Given information

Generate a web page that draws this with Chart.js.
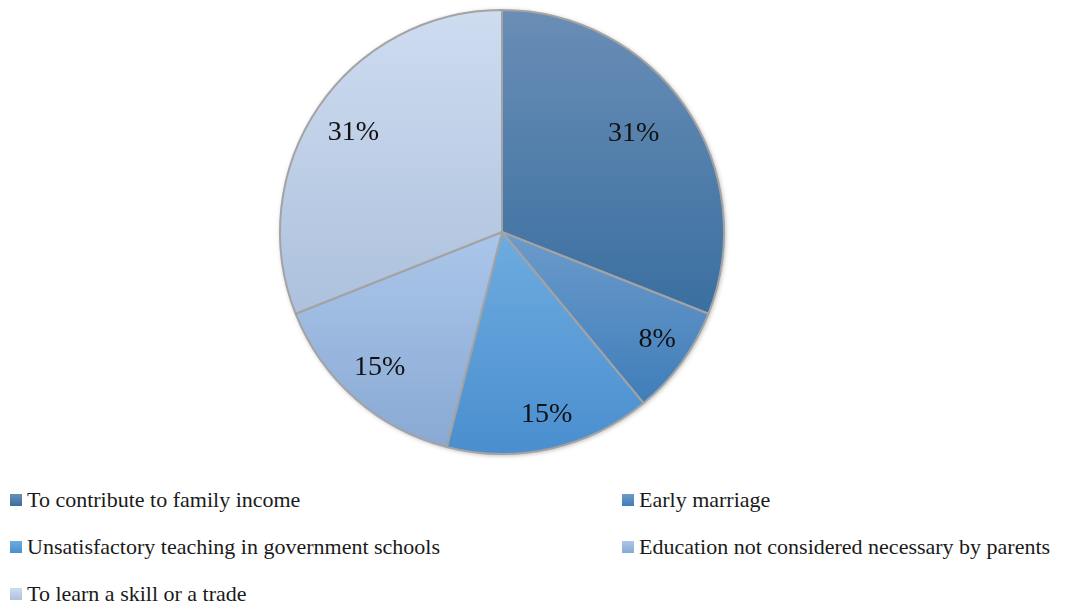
<!DOCTYPE html>
<html lang="en">
<head>
  <meta charset="UTF-8" />
  <title>Reasons for leaving school</title>
  <script src="https://cdn.jsdelivr.net/npm/chart.js"></script>
  <style>
    body { margin: 0; background: #fff; width: 1069px; height: 606px; position: relative; overflow: hidden; font-family: "Liberation Serif", "Times New Roman", serif; }
    .pie-box { position: absolute; left: 270px; top: 0; width: 464px; height: 464px; }
    .legend { position: absolute; left: 10px; top: 488px; width: 1060px; display: grid; grid-template-columns: 612px 440px; row-gap: 24px; }
    .legend-item { display: flex; align-items: center; font-size: 22px; color: #1a1a1a; height: 23px; white-space: nowrap; }
    .swatch { width: 12px; height: 12px; margin-right: 5px; flex: none; }
  </style>
</head>
<body>
  <div class="pie-box"><canvas id="pie"></canvas></div>
  <div class="legend" id="legend"></div>

  <script>
    // categories and their shares (percent)
    const reasons = [
      'To contribute to family income',
      'Early marriage',
      'Unsatisfactory teaching in government schools',
      'Education not considered necessary by parents',
      'To learn a skill or a trade'
    ];
    const shares = [31, 8, 15, 15, 31];

    // vertical gradient per slice: top colour, bottom colour
    const topColors = ['#6a8eb6', '#6c9bcb', '#6eacdf', '#abc6ea', '#cedcf0'];
    const bottomColors = ['#3a6fa0', '#3f7dba', '#4a8ecf', '#89a9d3', '#adc1dd'];

    const total = shares.reduce((a, b) => a + b, 0);

    // work out the slice's vertical extent from the chart area and the data
    function sliceGradient(ctx) {
      const chart = ctx.chart;
      const area = chart.chartArea;
      const i = ctx.dataIndex;
      if (!area) return topColors[i];
      const cx = (area.left + area.right) / 2;
      const cy = (area.top + area.bottom) / 2;
      const r = Math.min(area.right - area.left, area.bottom - area.top) / 2;
      let before = 0;
      for (let k = 0; k < i; k++) before += shares[k];
      const a0 = -Math.PI / 2 + 2 * Math.PI * before / total;
      const a1 = a0 + 2 * Math.PI * shares[i] / total;
      let ymin = cy, ymax = cy;
      for (let s = 0; s <= 60; s++) {
        const y = cy + r * Math.sin(a0 + (a1 - a0) * s / 60);
        ymin = Math.min(ymin, y);
        ymax = Math.max(ymax, y);
      }
      const g = chart.ctx.createLinearGradient(0, ymin, 0, ymax);
      g.addColorStop(0, topColors[i]);
      g.addColorStop(1, bottomColors[i]);
      return g;
    }

    // soft grey shadow under the whole pie
    const pieShadow = {
      id: 'pieShadow',
      beforeDatasetsDraw(chart) {
        const arc = chart.getDatasetMeta(0).data[0];
        if (!arc) return;
        const c = chart.ctx;
        c.save();
        c.shadowColor = 'rgba(0,0,0,0.35)';
        c.shadowBlur = 5;
        c.shadowOffsetX = 1;
        c.shadowOffsetY = 1;
        c.fillStyle = '#ffffff';
        c.beginPath();
        c.arc(arc.x, arc.y, arc.outerRadius, 0, Math.PI * 2);
        c.fill();
        c.restore();
      }
    };

    // percentage labels inside each slice, nudged a little per slice
    const sliceLabels = {
      id: 'sliceLabels',
      afterDatasetsDraw(chart, args, opts) {
        const c = chart.ctx;
        const arcs = chart.getDatasetMeta(0).data;
        const nudge = opts.nudge || [];
        c.save();
        c.font = '28px "Liberation Serif", "Times New Roman", serif';
        c.fillStyle = '#111';
        c.textAlign = 'center';
        c.textBaseline = 'middle';
        arcs.forEach((arc, i) => {
          const mid = (arc.startAngle + arc.endAngle) / 2;
          const d = arc.outerRadius * (i === 0 ? 0.75 : 0.82);
          const [nx, ny] = nudge[i] || [0, 0];
          c.fillText(shares[i] + '%', arc.x + Math.cos(mid) * d + nx, arc.y + Math.sin(mid) * d + ny);
        });
        c.restore();
      }
    };

    new Chart(document.getElementById('pie'), {
      type: 'pie',
      data: {
        labels: reasons,
        datasets: [{
          data: shares,
          backgroundColor: sliceGradient,
          borderColor: '#a3a3a3',
          borderWidth: 2
        }]
      },
      options: {
        responsive: true,
        maintainAspectRatio: false,
        animation: false,
        layout: { padding: 9 },
        plugins: {
          legend: { display: false },
          tooltip: { enabled: false },
          sliceLabels: { nudge: [[-6, -5], [8, 1], [5, 5], [-2, -1], [2, 3]] }
        }
      },
      plugins: [pieShadow, sliceLabels]
    });

    // two-column legend below the pie
    const legend = document.getElementById('legend');
    reasons.forEach((name, i) => {
      const item = document.createElement('div');
      item.className = 'legend-item';
      const sw = document.createElement('span');
      sw.className = 'swatch';
      sw.style.background = 'linear-gradient(' + topColors[i] + ',' + bottomColors[i] + ')';
      item.appendChild(sw);
      item.appendChild(document.createTextNode(name));
      legend.appendChild(item);
    });
  </script>
</body>
</html>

Task requirements
Copy out each line exactly, without the pictures.

Correct answer
Generate a web page that draws this with Chart.js.
<!DOCTYPE html>
<html lang="en">
<head>
  <meta charset="UTF-8" />
  <title>Reasons for leaving school</title>
  <script src="https://cdn.jsdelivr.net/npm/chart.js"></script>
  <style>
    body { margin: 0; background: #fff; width: 1069px; height: 606px; position: relative; overflow: hidden; font-family: "Liberation Serif", "Times New Roman", serif; }
    .pie-box { position: absolute; left: 270px; top: 0; width: 464px; height: 464px; }
    .legend { position: absolute; left: 10px; top: 488px; width: 1060px; display: grid; grid-template-columns: 612px 440px; row-gap: 24px; }
    .legend-item { display: flex; align-items: center; font-size: 22px; color: #1a1a1a; height: 23px; white-space: nowrap; }
    .swatch { width: 12px; height: 12px; margin-right: 5px; flex: none; }
  </style>
</head>
<body>
  <div class="pie-box"><canvas id="pie"></canvas></div>
  <div class="legend" id="legend"></div>

  <script>
    // categories and their shares (percent)
    const reasons = [
      'To contribute to family income',
      'Early marriage',
      'Unsatisfactory teaching in government schools',
      'Education not considered necessary by parents',
      'To learn a skill or a trade'
    ];
    const shares = [31, 8, 15, 15, 31];

    // vertical gradient per slice: top colour, bottom colour
    const topColors = ['#6a8eb6', '#6c9bcb', '#6eacdf', '#abc6ea', '#cedcf0'];
    const bottomColors = ['#3a6fa0', '#3f7dba', '#4a8ecf', '#89a9d3', '#adc1dd'];

    const total = shares.reduce((a, b) => a + b, 0);

    // work out the slice's vertical extent from the chart area and the data
    function sliceGradient(ctx) {
      const chart = ctx.chart;
      const area = chart.chartArea;
      const i = ctx.dataIndex;
      if (!area) return topColors[i];
      const cx = (area.left + area.right) / 2;
      const cy = (area.top + area.bottom) / 2;
      const r = Math.min(area.right - area.left, area.bottom - area.top) / 2;
      let before = 0;
      for (let k = 0; k < i; k++) before += shares[k];
      const a0 = -Math.PI / 2 + 2 * Math.PI * before / total;
      const a1 = a0 + 2 * Math.PI * shares[i] / total;
      let ymin = cy, ymax = cy;
      for (let s = 0; s <= 60; s++) {
        const y = cy + r * Math.sin(a0 + (a1 - a0) * s / 60);
        ymin = Math.min(ymin, y);
        ymax = Math.max(ymax, y);
      }
      const g = chart.ctx.createLinearGradient(0, ymin, 0, ymax);
      g.addColorStop(0, topColors[i]);
      g.addColorStop(1, bottomColors[i]);
      return g;
    }

    // soft grey shadow under the whole pie
    const pieShadow = {
      id: 'pieShadow',
      beforeDatasetsDraw(chart) {
        const arc = chart.getDatasetMeta(0).data[0];
        if (!arc) return;
        const c = chart.ctx;
        c.save();
        c.shadowColor = 'rgba(0,0,0,0.35)';
        c.shadowBlur = 5;
        c.shadowOffsetX = 1;
        c.shadowOffsetY = 1;
        c.fillStyle = '#ffffff';
        c.beginPath();
        c.arc(arc.x, arc.y, arc.outerRadius, 0, Math.PI * 2);
        c.fill();
        c.restore();
      }
    };

    // percentage labels inside each slice, nudged a little per slice
    const sliceLabels = {
      id: 'sliceLabels',
      afterDatasetsDraw(chart, args, opts) {
        const c = chart.ctx;
        const arcs = chart.getDatasetMeta(0).data;
        const nudge = opts.nudge || [];
        c.save();
        c.font = '28px "Liberation Serif", "Times New Roman", serif';
        c.fillStyle = '#111';
        c.textAlign = 'center';
        c.textBaseline = 'middle';
        arcs.forEach((arc, i) => {
          const mid = (arc.startAngle + arc.endAngle) / 2;
          const d = arc.outerRadius * (i === 0 ? 0.75 : 0.82);
          const [nx, ny] = nudge[i] || [0, 0];
          c.fillText(shares[i] + '%', arc.x + Math.cos(mid) * d + nx, arc.y + Math.sin(mid) * d + ny);
        });
        c.restore();
      }
    };

    new Chart(document.getElementById('pie'), {
      type: 'pie',
      data: {
        labels: reasons,
        datasets: [{
          data: shares,
          backgroundColor: sliceGradient,
          borderColor: '#a3a3a3',
          borderWidth: 2
        }]
      },
      options: {
        responsive: true,
        maintainAspectRatio: false,
        animation: false,
        layout: { padding: 9 },
        plugins: {
          legend: { display: false },
          tooltip: { enabled: false },
          sliceLabels: { nudge: [[-6, -5], [8, 1], [5, 5], [-2, -1], [2, 3]] }
        }
      },
      plugins: [pieShadow, sliceLabels]
    });

    // two-column legend below the pie
    const legend = document.getElementById('legend');
    reasons.forEach((name, i) => {
      const item = document.createElement('div');
      item.className = 'legend-item';
      const sw = document.createElement('span');
      sw.className = 'swatch';
      sw.style.background = 'linear-gradient(' + topColors[i] + ',' + bottomColors[i] + ')';
      item.appendChild(sw);
      item.appendChild(document.createTextNode(name));
      legend.appendChild(item);
    });
  </script>
</body>
</html>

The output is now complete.